[Rows from a dataset]
☆ ☆ ☆ ☆

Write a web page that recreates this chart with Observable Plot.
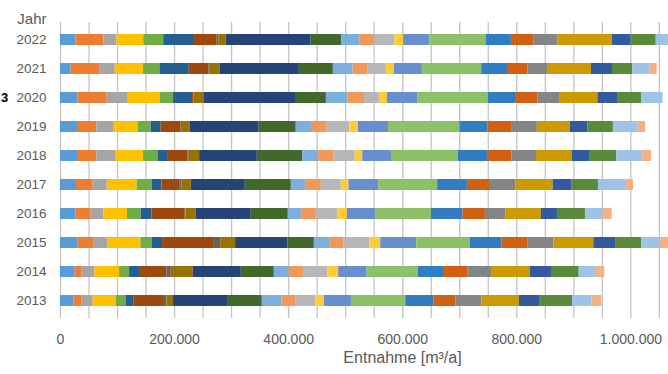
<!DOCTYPE html>
<html><head><meta charset="utf-8">
<script src="https://cdn.jsdelivr.net/npm/d3@7"></script>
<script src="https://cdn.jsdelivr.net/npm/@observablehq/plot@0.6"></script>
<style>html,body{margin:0;padding:0;background:#fff;overflow:hidden}</style>
</head><body><div id="chart"></div>
<script>
// Years (categories)
const years = ["2013","2014","2015","2016","2017","2018","2019","2020","2021","2022"];
// Series values in 1000 m³/a, one entry per year (2013 … 2022)
const s01 = [24.0, 25.8, 31.1, 27.0, 28.1, 29.8, 29.8, 30.5, 18.8, 27.0];
const s02 = [14.0, 12.3, 28.1, 26.8, 29.3, 34.0, 34.0, 51.4, 50.9, 49.0];
const s03 = [19.3, 22.3, 24.0, 22.3, 24.6, 33.9, 29.1, 35.6, 26.3, 23.0];
const s04 = [40.4, 43.2, 57.9, 41.4, 52.6, 47.9, 43.3, 57.9, 49.6, 47.0];
const s05 = [17.5, 17.5, 19.8, 24.0, 26.3, 25.8, 22.8, 22.8, 28.8, 35.0];
const s06 = [14.0, 17.5, 18.1, 18.8, 17.0, 16.3, 17.5, 33.3, 51.4, 54.0];
const s07 = [51.4, 48.1, 90.7, 58.4, 32.1, 35.8, 33.9, 1.8, 34.6, 39.0];
const s08 = [6.0, 7.5, 11.1, 1.2, 3.0, 2.3, 1.2, 0.9, 2.3, 3.5];
const s09 = [11.6, 38.6, 26.3, 18.1, 16.3, 18.1, 15.8, 17.5, 17.5, 13.0];
const s10 = [94.7, 84.2, 91.9, 96.5, 94.7, 101.2, 121.0, 161.9, 138.6, 149.0];
const s11 = [60.9, 57.9, 46.1, 64.9, 80.7, 79.5, 64.9, 52.6, 59.6, 54.0];
const s12 = [34.6, 26.3, 26.8, 24.6, 25.1, 28.1, 26.8, 38.1, 34.6, 32.0];
const s13 = [23.9, 26.3, 24.6, 24.6, 27.5, 26.7, 27.5, 28.6, 25.6, 25.0];
const s14 = [35.1, 40.9, 45.6, 38.1, 35.1, 37.2, 39.8, 26.3, 32.8, 36.0];
const s15 = [15.3, 19.3, 19.3, 16.3, 13.5, 13.3, 15.1, 14.0, 14.0, 15.0];
const s16 = [47.4, 49.8, 63.2, 49.1, 51.9, 50.4, 52.6, 53.9, 49.1, 46.0];
const s17 = [95.3, 90.0, 94.2, 98.2, 103.5, 117.0, 125.3, 122.8, 104.0, 99.0];
const s18 = [49.1, 45.6, 55.6, 55.6, 52.1, 51.4, 49.1, 47.9, 46.8, 44.0];
const s19 = [38.6, 40.9, 45.6, 39.1, 40.4, 42.6, 42.6, 39.1, 34.6, 40.0];
const s20 = [45.6, 41.6, 44.9, 36.3, 45.1, 43.3, 43.9, 39.3, 33.9, 42.0];
const s21 = [66.1, 68.4, 70.2, 61.9, 64.9, 62.6, 57.9, 66.0, 77.2, 95.0];
const s22 = [35.1, 36.8, 39.3, 28.1, 33.3, 31.6, 31.1, 35.8, 36.8, 33.0];
const s23 = [57.9, 48.6, 44.4, 49.1, 46.1, 46.7, 44.4, 40.9, 35.6, 44.0];
const s24 = [33.9, 28.6, 33.3, 31.1, 47.4, 45.1, 42.6, 37.4, 29.8, 35.0];
const s25 = [17.5, 16.3, 14.0, 15.8, 14.0, 15.8, 14.0, 0.0, 13.0, 12.0];
const seriesValues = [s01,s02,s03,s04,s05,s06,s07,s08,s09,s10,s11,s12,s13,s14,s15,s16,s17,s18,s19,s20,s21,s22,s23,s24,s25];
const seriesNames = seriesValues.map((_, i) => "Reihe " + (i + 1));
const seriesColors = ["#5B9BD5","#ED7D31","#A5A5A5","#FFC000","#70AD47","#255E91","#9E480E","#636363","#997300","#264478","#43682B","#7CAFDD","#F1975A","#B7B7B7","#FFCD33","#698ED0","#8CC168","#327DC2","#D26012","#848484","#CC9A00","#335AA1","#5A8A39","#9DC3E6","#F4B183"];
// Axis ticks
const xTickLabels = [0, 200000, 400000, 600000, 800000, 1000000];
const xGrid = d3.range(0, 1050001, 50000);
const xMax = 1066000;
const UNIT = 1000;

const rows = [];
seriesValues.forEach((vals, i) => vals.forEach((v, j) =>
  rows.push({year: years[j], series: seriesNames[i], value: v * UNIT})));

const fmt = d => d3.format(",")(d).replace(/,/g, ".");

const chart = Plot.plot({
  width: 668, height: 374,
  marginLeft: 60, marginRight: 0, marginTop: 22, marginBottom: 56,
  style: {fontFamily: "'Liberation Sans', Arial, sans-serif", fontSize: "13.5px", color: "#595959", background: "#fff"},
  x: {domain: [0, xMax]},
  y: {domain: years.slice().reverse(), paddingInner: 0.61, paddingOuter: 0.3},
  color: {domain: seriesNames, range: seriesColors},
  marks: [
    Plot.gridX(xGrid, {stroke: "#c4c4c4", strokeOpacity: 1, strokeWidth: 1.3}),
    Plot.barX(rows, Plot.stackX({y: "year", x: "value", fill: "series"})),
    Plot.axisY({tickSize: 0, tickPadding: 14, label: null}),
    Plot.axisX({ticks: xTickLabels, tickFormat: fmt, tickSize: 0, tickPadding: 16, label: null, fontSize: 14}),
    Plot.text(["Jahr"], {frameAnchor: "top-left", dx: -14, dy: -9, textAnchor: "end", fontSize: 15, fill: "#595959"}),
    Plot.text(["Entnahme [m³/a]"], {frameAnchor: "bottom", dx: 38, dy: 44, fontSize: 16, fill: "#595959"}),
    Plot.text(["3"], {y: () => "2020", frameAnchor: "left", dx: -59.5, textAnchor: "start", fontSize: 13, fontWeight: "bold", fill: "#000"})
  ]
});
document.getElementById("chart").appendChild(chart);
</script>
</body></html>
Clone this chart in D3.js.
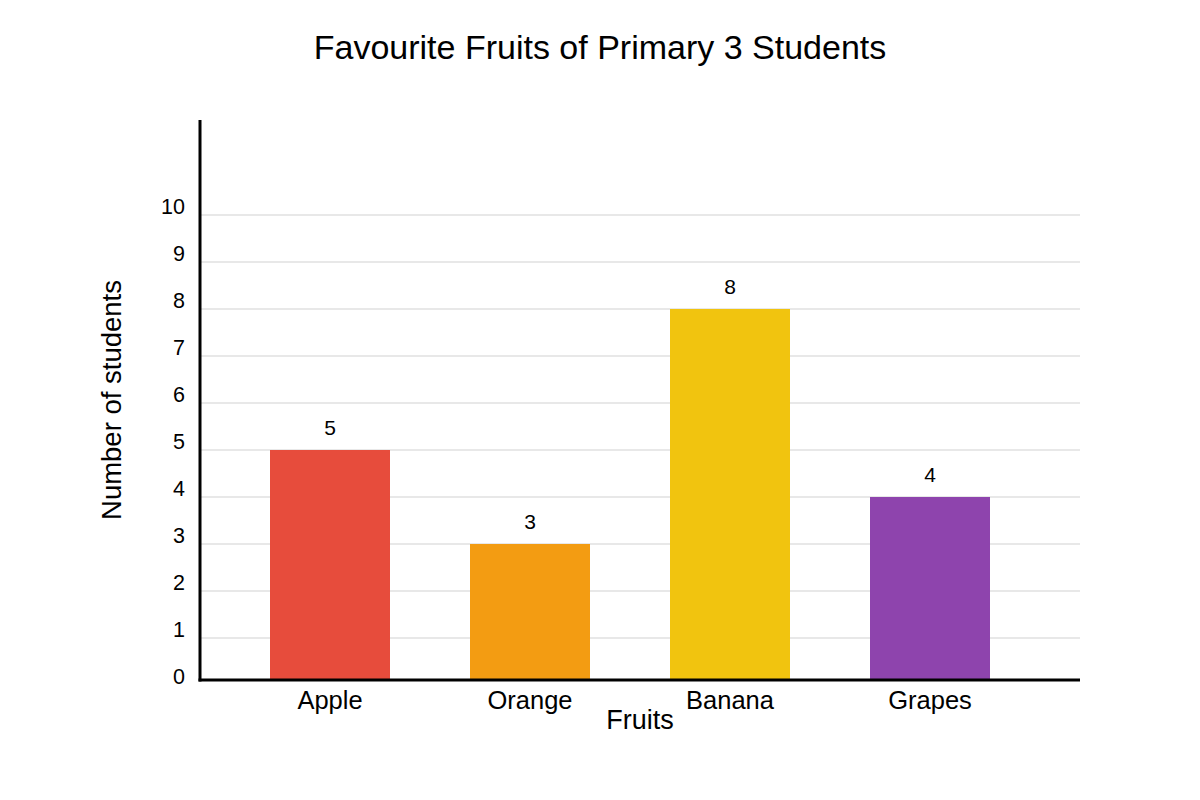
<!DOCTYPE html>
<html>
<head>
<meta charset="utf-8">
<script src="https://cdn.jsdelivr.net/npm/d3@7"></script>
<style>
  body { margin: 0; background: #fff; }
  svg text { font-family: "Liberation Sans", Arial, sans-serif; fill: #000; }
</style>
</head>
<body>
<svg id="chart" width="1200" height="800"></svg>
<script>
const fruits = ["Apple", "Orange", "Banana", "Grapes"];
const students = [5, 3, 8, 4];
const barColors = ["#e74c3c", "#f39c12", "#f1c40f", "#8e44ad"];
const yTicks = [0, 1, 2, 3, 4, 5, 6, 7, 8, 9, 10];

const svg = d3.select("#chart");
const axisY = 680;

const x = d3.scaleBand().domain(fruits).range([230, 1030]).paddingInner(0.4).paddingOuter(0.2);
const y = d3.scaleLinear().domain([0, 12]).range([685, 121]);
const color = d3.scaleOrdinal().domain(fruits).range(barColors);

// gridlines
svg.append("g").selectAll("line").data(yTicks.filter(d => d > 0)).join("line")
  .attr("x1", 200).attr("x2", 1080)
  .attr("y1", d => y(d)).attr("y2", d => y(d))
  .attr("stroke", "#e0e0e0").attr("stroke-width", 1.5);

// tick labels, sitting just above each gridline
svg.append("g").selectAll("text").data(yTicks).join("text")
  .attr("x", 185).attr("y", d => y(d) - 7)
  .attr("text-anchor", "end").attr("dominant-baseline", "middle")
  .attr("font-size", 21.5)
  .text(d => d);

// bars
const data = fruits.map((f, i) => ({ fruit: f, value: students[i] }));
svg.append("g").selectAll("rect").data(data).join("rect")
  .attr("x", d => x(d.fruit))
  .attr("y", d => y(d.value))
  .attr("width", x.bandwidth())
  .attr("height", d => axisY - y(d.value))
  .attr("fill", d => color(d.fruit));

// value labels
svg.append("g").selectAll("text").data(data).join("text")
  .attr("x", d => x(d.fruit) + x.bandwidth() / 2)
  .attr("y", d => y(d.value) - 15)
  .attr("text-anchor", "middle").attr("font-size", 21)
  .text(d => d.value);

// axes lines
svg.append("line").attr("x1", 200).attr("x2", 200).attr("y1", 120).attr("y2", axisY + 1.5)
  .attr("stroke", "#000").attr("stroke-width", 3);
svg.append("line").attr("x1", 198.5).attr("x2", 1080).attr("y1", axisY).attr("y2", axisY)
  .attr("stroke", "#000").attr("stroke-width", 3);

// category labels
svg.append("g").selectAll("text").data(fruits).join("text")
  .attr("x", d => x(d) + x.bandwidth() / 2)
  .attr("y", 709)
  .attr("text-anchor", "middle").attr("font-size", 25.5)
  .text(d => d);

svg.append("text").attr("x", 640).attr("y", 729)
  .attr("text-anchor", "middle").attr("font-size", 27)
  .text("Fruits");

svg.append("text")
  .attr("transform", "translate(121,400) rotate(-90)")
  .attr("text-anchor", "middle").attr("font-size", 27.5)
  .text("Number of students");

svg.append("text").attr("x", 600).attr("y", 59)
  .attr("text-anchor", "middle").attr("font-size", 34)
  .text("Favourite Fruits of Primary 3 Students");
</script>
</body>
</html>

☆ ☆ ☆ ☆

» EXERCISE OBJECTIVE
Both the line with "Clone this chart in D3.js." and the line with "const color = d3.scaleOrdinal().domain(fruits).range(barColors);" belong in the copy, along with every line between them; set them down exactly and skip the pictures.

» EXERCISE RESULT
Clone this chart in D3.js.
<!DOCTYPE html>
<html>
<head>
<meta charset="utf-8">
<script src="https://cdn.jsdelivr.net/npm/d3@7"></script>
<style>
  body { margin: 0; background: #fff; }
  svg text { font-family: "Liberation Sans", Arial, sans-serif; fill: #000; }
</style>
</head>
<body>
<svg id="chart" width="1200" height="800"></svg>
<script>
const fruits = ["Apple", "Orange", "Banana", "Grapes"];
const students = [5, 3, 8, 4];
const barColors = ["#e74c3c", "#f39c12", "#f1c40f", "#8e44ad"];
const yTicks = [0, 1, 2, 3, 4, 5, 6, 7, 8, 9, 10];

const svg = d3.select("#chart");
const axisY = 680;

const x = d3.scaleBand().domain(fruits).range([230, 1030]).paddingInner(0.4).paddingOuter(0.2);
const y = d3.scaleLinear().domain([0, 12]).range([685, 121]);
const color = d3.scaleOrdinal().domain(fruits).range(barColors);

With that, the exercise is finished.